Data shown
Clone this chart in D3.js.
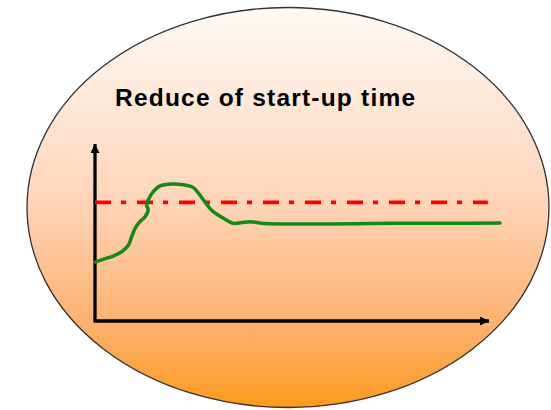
<!DOCTYPE html>
<html>
<head>
<meta charset="utf-8">
<script src="https://cdn.jsdelivr.net/npm/d3@7"></script>
<style>
  body { margin: 0; background: #fff; }
  svg { display: block; }
</style>
</head>
<body>
<svg id="chart" width="551" height="410"></svg>
<script>
// chart values (x = time, y = response)
const titleText = "Reduce of start-up time";
const timeValues = [0, 2.1, 4.6, 6.8, 8.5, 9.3, 10.2, 11.4, 12.7, 13.5, 13.1, 13.5, 14.8, 16.5, 19.5, 22.4, 24.9, 26.6, 28.8, 30.0, 32.6, 35.0, 37.3, 39.3, 43.1, 52.0, 64.7, 77.4, 90.1, 102.8];
const responseValues = [33.3, 34.9, 36.7, 39.2, 42.9, 47.6, 52.4, 56.1, 58.9, 62.7, 65.5, 68.4, 73.1, 76.3, 77.4, 77.0, 75.5, 71.2, 64.6, 61.8, 58.0, 55.2, 55.6, 56.1, 55.1, 54.8, 54.9, 55.2, 55.2, 55.4];
const targetLevel = 67;
const targetRange = [0, 99.7];

const svg = d3.select("#chart");

// background ellipse with vertical gradient
const grad = svg.append("defs").append("linearGradient")
    .attr("id", "bg")
    .attr("x1", 0).attr("y1", 0).attr("x2", 0).attr("y2", 1);
grad.append("stop").attr("offset", "0%").attr("stop-color", "#fffaf5");
grad.append("stop").attr("offset", "50%").attr("stop-color", "#fed3b6");
grad.append("stop").attr("offset", "80%").attr("stop-color", "#fcb06c");
grad.append("stop").attr("offset", "100%").attr("stop-color", "#fd9a1c");

svg.append("ellipse")
    .attr("cx", 288).attr("cy", 207.5)
    .attr("rx", 261).attr("ry", 200)
    .style("fill", "url(#bg)")
    .style("stroke", "#333")
    .style("stroke-width", 1.3);

svg.append("text")
    .attr("x", 115).attr("y", 106)
    .style("font-family", "'Liberation Sans', Arial, sans-serif")
    .style("font-weight", "bold")
    .style("font-size", "24.5px")
    .style("letter-spacing", "1.2px")
    .style("fill", "#000")
    .text(titleText);

const xScale = d3.scaleLinear().domain([0, 100]).range([95, 489]);
const yScale = d3.scaleLinear().domain([0, 100]).range([321, 144]);

// arrow heads
const defs = svg.select("defs");
defs.append("marker")
    .attr("id", "arrow")
    .attr("viewBox", "0 0 10 10")
    .attr("refX", 10).attr("refY", 5)
    .attr("markerUnits", "userSpaceOnUse")
    .attr("markerWidth", 11).attr("markerHeight", 9)
    .attr("orient", "auto")
    .append("path")
    .attr("d", "M0,0L10,5L0,10Z")
    .style("fill", "#000");

// axes
svg.append("line")
    .attr("x1", xScale(0)).attr("y1", yScale(0))
    .attr("x2", xScale(0)).attr("y2", yScale(100))
    .style("stroke", "#000").style("stroke-width", 3.3)
    .attr("marker-end", "url(#arrow)");
svg.append("line")
    .attr("x1", xScale(0) - 1.6).attr("y1", yScale(0))
    .attr("x2", xScale(100)).attr("y2", yScale(0))
    .style("stroke", "#000").style("stroke-width", 3.3)
    .attr("marker-end", "url(#arrow)");

// target line (dash-dot)
svg.append("line")
    .attr("x1", xScale(targetRange[0])).attr("y1", yScale(targetLevel))
    .attr("x2", xScale(targetRange[1])).attr("y2", yScale(targetLevel))
    .style("stroke", "#ff0000")
    .style("stroke-width", 3.7)
    .style("stroke-dasharray", "16,10,5,11");

// response curve
const line = d3.line()
    .x(d => xScale(d[0]))
    .y(d => yScale(d[1]))
    .curve(d3.curveCatmullRom.alpha(0.5));

svg.append("path")
    .datum(d3.zip(timeValues, responseValues))
    .attr("d", line)
    .style("fill", "none")
    .style("stroke", "#138a13")
    .style("stroke-width", 3.5)
    .style("stroke-linejoin", "round")
    .style("stroke-linecap", "round");
</script>
</body>
</html>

Written instruction
Return the full material word for word. Do not include the pictures.

Output for this exercise
Clone this chart in D3.js.
<!DOCTYPE html>
<html>
<head>
<meta charset="utf-8">
<script src="https://cdn.jsdelivr.net/npm/d3@7"></script>
<style>
  body { margin: 0; background: #fff; }
  svg { display: block; }
</style>
</head>
<body>
<svg id="chart" width="551" height="410"></svg>
<script>
// chart values (x = time, y = response)
const titleText = "Reduce of start-up time";
const timeValues = [0, 2.1, 4.6, 6.8, 8.5, 9.3, 10.2, 11.4, 12.7, 13.5, 13.1, 13.5, 14.8, 16.5, 19.5, 22.4, 24.9, 26.6, 28.8, 30.0, 32.6, 35.0, 37.3, 39.3, 43.1, 52.0, 64.7, 77.4, 90.1, 102.8];
const responseValues = [33.3, 34.9, 36.7, 39.2, 42.9, 47.6, 52.4, 56.1, 58.9, 62.7, 65.5, 68.4, 73.1, 76.3, 77.4, 77.0, 75.5, 71.2, 64.6, 61.8, 58.0, 55.2, 55.6, 56.1, 55.1, 54.8, 54.9, 55.2, 55.2, 55.4];
const targetLevel = 67;
const targetRange = [0, 99.7];

const svg = d3.select("#chart");

// background ellipse with vertical gradient
const grad = svg.append("defs").append("linearGradient")
    .attr("id", "bg")
    .attr("x1", 0).attr("y1", 0).attr("x2", 0).attr("y2", 1);
grad.append("stop").attr("offset", "0%").attr("stop-color", "#fffaf5");
grad.append("stop").attr("offset", "50%").attr("stop-color", "#fed3b6");
grad.append("stop").attr("offset", "80%").attr("stop-color", "#fcb06c");
grad.append("stop").attr("offset", "100%").attr("stop-color", "#fd9a1c");

svg.append("ellipse")
    .attr("cx", 288).attr("cy", 207.5)
    .attr("rx", 261).attr("ry", 200)
    .style("fill", "url(#bg)")
    .style("stroke", "#333")
    .style("stroke-width", 1.3);

svg.append("text")
    .attr("x", 115).attr("y", 106)
    .style("font-family", "'Liberation Sans', Arial, sans-serif")
    .style("font-weight", "bold")
    .style("font-size", "24.5px")
    .style("letter-spacing", "1.2px")
    .style("fill", "#000")
    .text(titleText);

const xScale = d3.scaleLinear().domain([0, 100]).range([95, 489]);
const yScale = d3.scaleLinear().domain([0, 100]).range([321, 144]);

// arrow heads
const defs = svg.select("defs");
defs.append("marker")
    .attr("id", "arrow")
    .attr("viewBox", "0 0 10 10")
    .attr("refX", 10).attr("refY", 5)
    .attr("markerUnits", "userSpaceOnUse")
    .attr("markerWidth", 11).attr("markerHeight", 9)
    .attr("orient", "auto")
    .append("path")
    .attr("d", "M0,0L10,5L0,10Z")
    .style("fill", "#000");

// axes
svg.append("line")
    .attr("x1", xScale(0)).attr("y1", yScale(0))
    .attr("x2", xScale(0)).attr("y2", yScale(100))
    .style("stroke", "#000").style("stroke-width", 3.3)
    .attr("marker-end", "url(#arrow)");
svg.append("line")
    .attr("x1", xScale(0) - 1.6).attr("y1", yScale(0))
    .attr("x2", xScale(100)).attr("y2", yScale(0))
    .style("stroke", "#000").style("stroke-width", 3.3)
    .attr("marker-end", "url(#arrow)");

// target line (dash-dot)
svg.append("line")
    .attr("x1", xScale(targetRange[0])).attr("y1", yScale(targetLevel))
    .attr("x2", xScale(targetRange[1])).attr("y2", yScale(targetLevel))
    .style("stroke", "#ff0000")
    .style("stroke-width", 3.7)
    .style("stroke-dasharray", "16,10,5,11");

// response curve
const line = d3.line()
    .x(d => xScale(d[0]))
    .y(d => yScale(d[1]))
    .curve(d3.curveCatmullRom.alpha(0.5));

svg.append("path")
    .datum(d3.zip(timeValues, responseValues))
    .attr("d", line)
    .style("fill", "none")
    .style("stroke", "#138a13")
    .style("stroke-width", 3.5)
    .style("stroke-linejoin", "round")
    .style("stroke-linecap", "round");
</script>
</body>
</html>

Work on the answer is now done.